──────── Supplied records ────────
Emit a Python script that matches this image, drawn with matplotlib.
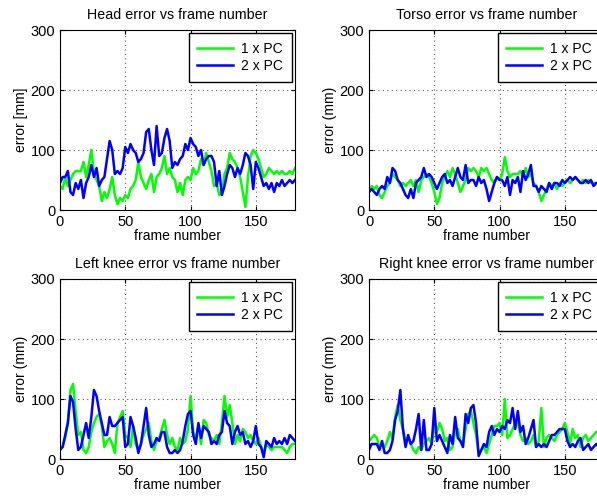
import matplotlib.pyplot as plt
import numpy as np

plt.rcParams['font.family'] = ['Liberation Sans', 'DejaVu Sans']

# error values read every 2 frames (frame 0..180)
head_1pc = [40, 35, 55, 40, 50, 60, 65, 65, 65, 80, 55, 75, 100, 60, 50, 40, 15, 30, 20, 35,
            55, 25, 10, 20, 15, 25, 20, 35, 40, 50, 80, 55, 45, 35, 50, 60, 30, 55, 60, 70,
            90, 60, 70, 55, 50, 30, 45, 25, 50, 55, 50, 70, 60, 65, 85, 75, 95, 80, 65, 40,
            45, 25, 30, 60, 70, 95, 85, 80, 70, 55, 30, 5, 55, 90, 100, 95, 85, 70, 55, 60,
            70, 65, 60, 65, 60, 65, 60, 60, 65, 60, 70]
head_2pc = [45, 55, 55, 65, 30, 25, 45, 35, 50, 20, 45, 55, 75, 55, 70, 40, 50, 55, 85, 115,
            100, 60, 65, 60, 70, 105, 95, 110, 100, 95, 80, 85, 95, 130, 135, 100, 75, 140, 90, 95,
            120, 135, 115, 70, 80, 75, 85, 90, 110, 100, 120, 110, 105, 90, 100, 75, 85, 90, 90, 80,
            40, 65, 25, 40, 60, 75, 70, 55, 70, 60, 75, 95, 90, 75, 35, 80, 70, 55, 40, 45,
            35, 45, 30, 45, 40, 50, 40, 45, 50, 45, 50]

torso_1pc = [30, 40, 35, 40, 25, 20, 30, 40, 45, 60, 55, 50, 40, 45, 40, 45, 50, 40, 50, 30,
             50, 55, 60, 55, 45, 30, 10, 20, 45, 55, 65, 55, 70, 60, 45, 30, 40, 50, 70, 65,
             70, 65, 55, 70, 65, 70, 60, 50, 45, 55, 50, 60, 88, 65, 55, 60, 60, 60, 65, 55,
             70, 55, 60, 45, 40, 30, 15, 25, 35, 45, 40, 45, 35, 45, 40, 45, 50, 45, 50, 55,
             50, 45, 50, 45, 50, 45, 45, 45, 45, 45, 45]
torso_2pc = [30, 35, 30, 25, 35, 40, 35, 55, 45, 70, 65, 50, 45, 35, 25, 20, 35, 20, 45, 50,
             55, 70, 55, 60, 55, 45, 35, 45, 55, 60, 45, 50, 40, 55, 70, 55, 50, 75, 45, 50,
             50, 40, 55, 45, 50, 35, 15, 30, 45, 55, 50, 50, 40, 55, 25, 50, 45, 55, 30, 65,
             50, 60, 75, 40, 40, 30, 40, 35, 30, 45, 35, 45, 45, 40, 50, 45, 50, 55, 50, 55,
             50, 45, 45, 50, 45, 50, 40, 45, 45, 45, 45]

lknee_1pc = [20, 20, 35, 60, 115, 125, 80, 40, 45, 15, 10, 20, 45, 60, 70, 75, 55, 20, 30, 35,
             25, 10, 60, 70, 80, 40, 35, 20, 55, 25, 15, 25, 40, 50, 60, 30, 15, 30, 35, 50,
             65, 40, 25, 35, 20, 15, 35, 25, 30, 50, 105, 45, 35, 55, 25, 65, 60, 40, 35, 30,
             40, 25, 60, 105, 70, 90, 60, 25, 40, 30, 50, 45, 35, 40, 30, 25, 35, 20, 10, 25,
             20, 15, 20, 20, 20, 20, 15, 10, 20, 25, 25]
lknee_2pc = [15, 20, 40, 60, 105, 95, 50, 15, 20, 40, 60, 35, 70, 115, 105, 80, 60, 40, 40, 70,
             55, 55, 60, 65, 70, 20, 25, 70, 55, 35, 10, 25, 55, 85, 40, 20, 25, 35, 30, 45,
             45, 20, 10, 10, 15, 10, 15, 30, 55, 75, 80, 40, 25, 60, 35, 55, 50, 45, 25, 30,
             25, 40, 45, 80, 60, 55, 25, 45, 55, 40, 45, 25, 30, 20, 30, 55, 25, 20, 3, 30,
             25, 20, 35, 25, 30, 25, 35, 25, 40, 35, 30]

rknee_1pc = [30, 35, 40, 35, 20, 25, 20, 30, 45, 35, 70, 90, 65, 50, 30, 35, 25, 15, 10, 20,
             15, 25, 30, 35, 25, 55, 45, 60, 50, 30, 35, 15, 20, 45, 50, 30, 25, 50, 75, 80,
             60, 40, 10, 15, 20, 10, 25, 40, 55, 55, 60, 40, 100, 35, 40, 50, 60, 60, 40, 30,
             35, 25, 30, 40, 20, 30, 85, 20, 35, 40, 35, 30, 40, 45, 50, 60, 45, 25, 50, 35,
             40, 20, 35, 40, 30, 35, 40, 45, 45, 40, 40]
rknee_2pc = [15, 25, 25, 25, 15, 30, 10, 10, 15, 30, 65, 80, 115, 50, 20, 40, 25, 30, 50, 75,
             15, 65, 15, 15, 25, 85, 30, 40, 30, 20, 10, 40, 25, 70, 35, 30, 20, 75, 60, 85,
             90, 60, 5, 15, 25, 20, 45, 55, 40, 50, 45, 55, 50, 65, 60, 85, 50, 80, 45, 55,
             25, 35, 50, 65, 20, 25, 20, 25, 20, 30, 40, 40, 45, 50, 50, 50, 30, 20, 25, 20,
             30, 35, 15, 20, 25, 15, 20, 25, 20, 20, 20]

titles = ['Head error vs frame number', 'Torso error vs frame number',
          'Left knee error vs frame number', 'Right knee error vs frame number']
ylabels = ['error [mm]', 'error (mm)', 'error (mm)', 'error (mm)']
series = [(head_1pc, head_2pc), (torso_1pc, torso_2pc),
          (lknee_1pc, lknee_2pc), (rknee_1pc, rknee_2pc)]

W, H = 597, 498
fig = plt.figure(figsize=(W / 100, H / 100), dpi=100)

# axes boxes in pixels (left, top), all 235 x 180
boxes = [(60, 30), (369, 30), (60, 279), (369, 279)]

for (px, py), title, ylab, (s1, s2) in zip(boxes, titles, ylabels, series):
    ax = fig.add_axes([px / W, 1 - (py + 180) / H, 235 / W, 180 / H])
    x1 = np.arange(len(s1)) * 2
    x2 = np.arange(len(s2)) * 2
    ax.plot(x1, s1, color=(0, 1, 0), lw=1.8, label='1 x PC')
    ax.plot(x2, s2, color=(0, 0, 1), lw=1.8, label='2 x PC')
    ax.set_xlim(0, 180)
    ax.set_ylim(0, 300)
    ax.set_xticks([0, 50, 100, 150])
    ax.set_yticks([0, 100, 200, 300])
    ax.grid(True, color='#555555', linestyle=(0, (1, 3)), linewidth=0.8)
    ax.tick_params(direction='in', top=True, right=True, labelsize=10.5, length=3)
    ax.set_title(title, fontsize=10.3, pad=8)
    ax.set_xlabel('frame number', fontsize=10, labelpad=0)
    ax.set_ylabel(ylab, fontsize=10, labelpad=2)
    leg = ax.legend(loc='upper right', fontsize=10, fancybox=False, framealpha=1,
                    edgecolor='black', handlelength=2.6, borderaxespad=0.25,
                    borderpad=0.6, handletextpad=0.6, labelspacing=0.25)
    leg.get_frame().set_linewidth(1.0)

fig.savefig('out.png', dpi=100)
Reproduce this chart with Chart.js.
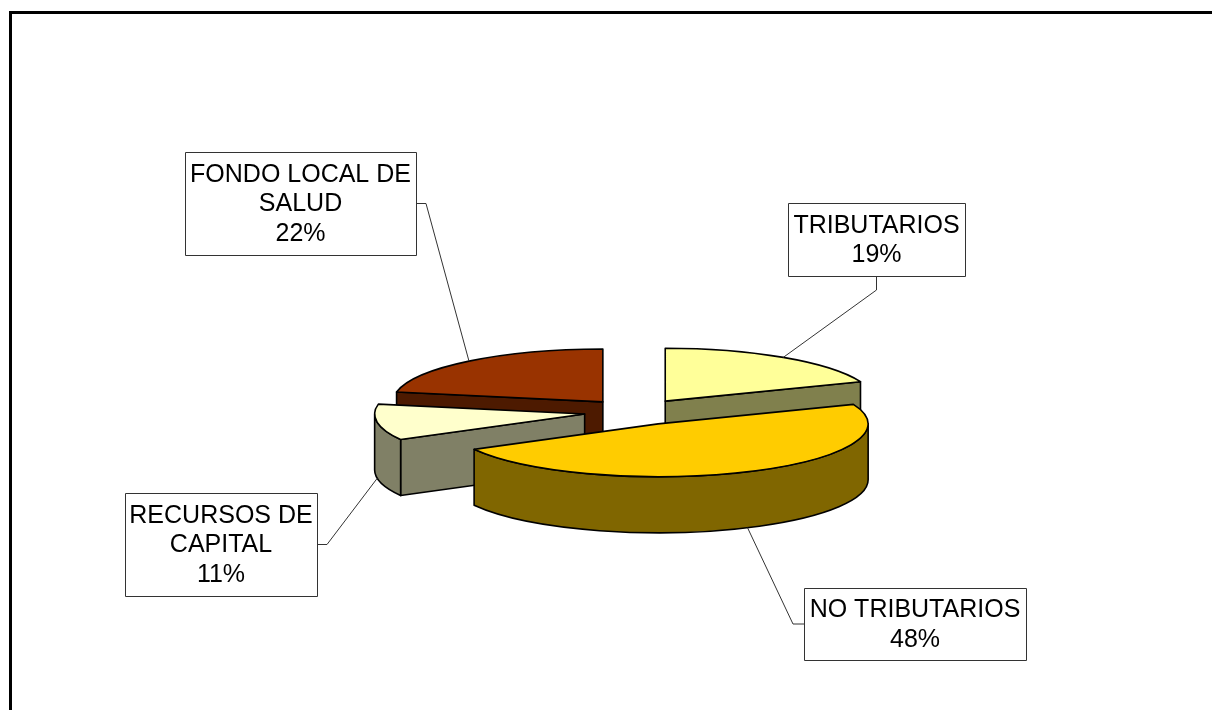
────────
• Task objective: Skip every picture and return the lines above from the top through the one that contains "plt.rcParams['font.family'] = ['Liberation".

• Problem solution:
Emit a Python script that matches this image, drawn with matplotlib.
import matplotlib.pyplot as plt
import numpy as np

plt.rcParams['font.family'] = ['Liberation Sans', 'DejaVu Sans']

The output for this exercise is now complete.